I made the 1.6 mile trek along the exposed ridge line in just under two hours, so I was actually feeling pretty good about my time. Unfortunately, I was NOT feeling so good about my exposed skin, as it was getting noticeably pink. I knew I had slathered on SPF-50 before hitting the sun areas (I still had the bottle), but then I remembered the awful truth about sunscreens:
http://www.mayoclinic.org/healthy-li...e/faq-20057957
Now I was fully exposed to carcinogenic, thermonuclear radiation; and nowhere to hide from it – so I just decided to keep walking. Since I left to go down the Falling Water Trail at 3pm, and it took me just over five hours to get up this trail (with rain delay and without my pole), I figured that I would have no problem getting off the trail well before dark.

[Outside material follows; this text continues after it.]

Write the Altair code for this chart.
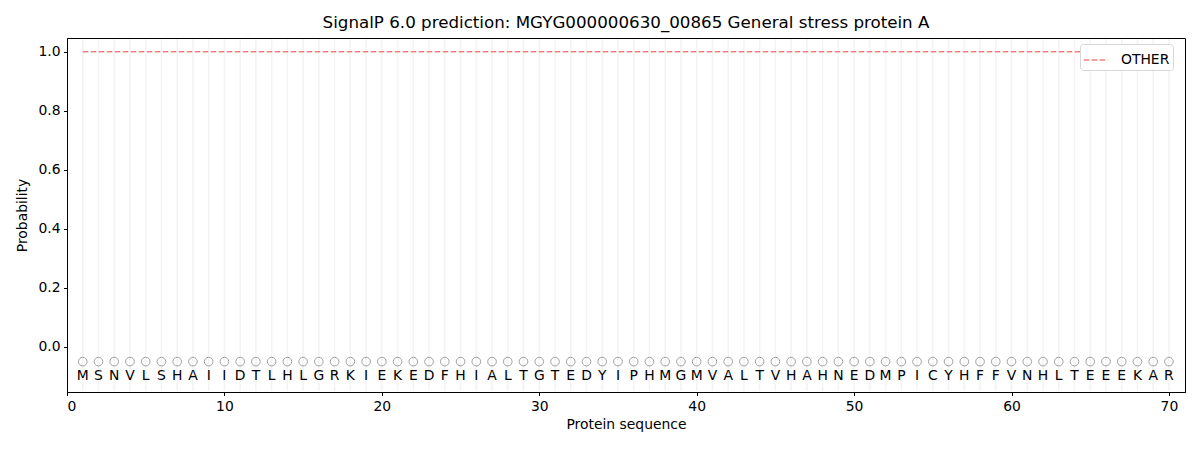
import altair as alt
import pandas as pd

title_text = "SignalP 6.0 prediction: MGYG000000630_00865 General stress protein A"
sequence = list("MSNVLSHAIIDTLHLGRKIEKEDFHIALTGTEDYIPHMGMVALTVHAHNEDMPICYHFFVNHLTEEEKAR")
positions = list(range(1, len(sequence) + 1))
other_prob = [1.0] * len(sequence)
marker_y = [-0.05] * len(sequence)
letter_y = [-0.1] * len(sequence)
x_ticks = [0, 10, 20, 30, 40, 50, 60, 70]
y_ticks = [0.0, 0.2, 0.4, 0.6, 0.8, 1.0]

W, H = 1118, 354
FONT = "DejaVu Sans"

df_line = pd.DataFrame({"pos": positions, "prob": other_prob, "label": ["OTHER"] * len(positions)})
df_seq = pd.DataFrame({"pos": positions, "aa": sequence, "my": marker_y, "ly": letter_y})

xs = alt.Scale(domain=[0, 71.02], nice=False, zero=False)
ys = alt.Scale(domain=[-0.153, 1.047], nice=False, zero=False)

grid = alt.Chart(df_seq).mark_rule(color="#f3f3f3", strokeWidth=1.5).encode(
    x=alt.X("pos:Q", scale=xs,
            axis=alt.Axis(values=x_ticks, title="Protein sequence", grid=False, format="d")),
    y=alt.value(1),
    y2=alt.value(H - 1),
)

line = alt.Chart(df_line).mark_line(strokeDash=[5.5, 2.5], strokeWidth=1.5).encode(
    x=alt.X("pos:Q", scale=xs),
    y=alt.Y("prob:Q", scale=ys,
            axis=alt.Axis(values=y_ticks, format=".1f", title="Probability", grid=False)),
    color=alt.Color("label:N",
                    scale=alt.Scale(domain=["OTHER"], range=["#f08080"]),
                    legend=alt.Legend(title=None, orient="none", legendX=1013, legendY=6,
                                      symbolType="stroke",
                                      symbolDash=[5.5, 2.5], symbolStrokeWidth=1.5,
                                      symbolSize=600, labelFontSize=13.9, labelFont=FONT,
                                      labelColor="black", labelOffset=12,
                                      strokeColor="#d6d6d6", cornerRadius=3, fillColor="white",
                                      padding=3)),
)

circles = alt.Chart(df_seq).mark_point(shape="circle", filled=False, color="#7a7a7a",
                                       size=75, strokeWidth=1).encode(
    x=alt.X("pos:Q", scale=xs),
    y=alt.Y("my:Q", scale=ys),
)

letters = alt.Chart(df_seq).mark_text(fontSize=13.9, font=FONT, color="black",
                                      baseline="middle", align="center").encode(
    x=alt.X("pos:Q", scale=xs),
    y=alt.Y("ly:Q", scale=ys),
    text="aa:N",
)

chart = alt.layer(grid, line, circles, letters).properties(
    width=W, height=H,
    title=alt.TitleParams(title_text, fontSize=16.7, font=FONT, fontWeight="normal",
                          color="black", offset=6),
    autosize=alt.AutoSizeParams(type="none"),
    padding={"left": 59, "top": 30, "right": 7, "bottom": 50},
).configure_view(stroke="black", strokeWidth=1).configure_axis(
    labelFont=FONT, titleFont=FONT, labelFontSize=13.9, titleFontSize=13.9,
    labelColor="black", titleColor="black", titleFontWeight="normal",
    domainColor="black", tickColor="black", tickSize=3.5, labelPadding=3.5,
).configure_axisX(titlePadding=5).configure_axisY(titlePadding=8)

chart.save("out.html", embed_options={"renderer": "svg", "actions": False})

Unfortunately, even this plan became a bit ‘iffy.’ This trail is full of rocks and uneven steps, so (again) I couldn’t get up to a good pace for fear of falling. I did manage to get back to the car at about 8pm (ie, just before dark), but I was quite glad I didn’t linger anywhere on Franconia Ridge.

Despite finding that my last night would be spent in a co-ed bunk room (hey, I was warned that it might happen), I slept quite well. Amazingly, the towel I had left at the Lafayette Campground shower area had been turned into the lost & found, so I got it back with no trouble. I then had a long, but uneventful, drive home.

When I got back home, Shuttle was nervous about hearing that I got off the trail. "I don't want you to end up like Inchworm!", she said. I pointed out that, if Inchworm had gotten off the trail within half a mile of a major interstate, she wouldn't have been lost for very long. Yes, my stupidity cost me a less than ideal evening, but I was never in much danger as long as I didn't panic.

I’m still not sure what happens next. The rain and heat shows no sign of letting up in the areas I want to hike in, so it may be a while before I return. I’m DEFINITELY returning to the Notch Hostel when I attempt to fill a few gaps in the Franconia area, but I don’t know when the opportunity will arise again. This may be one of my worst A.T. hiking years since I began my serious hopes of doing all the miles back in 2004.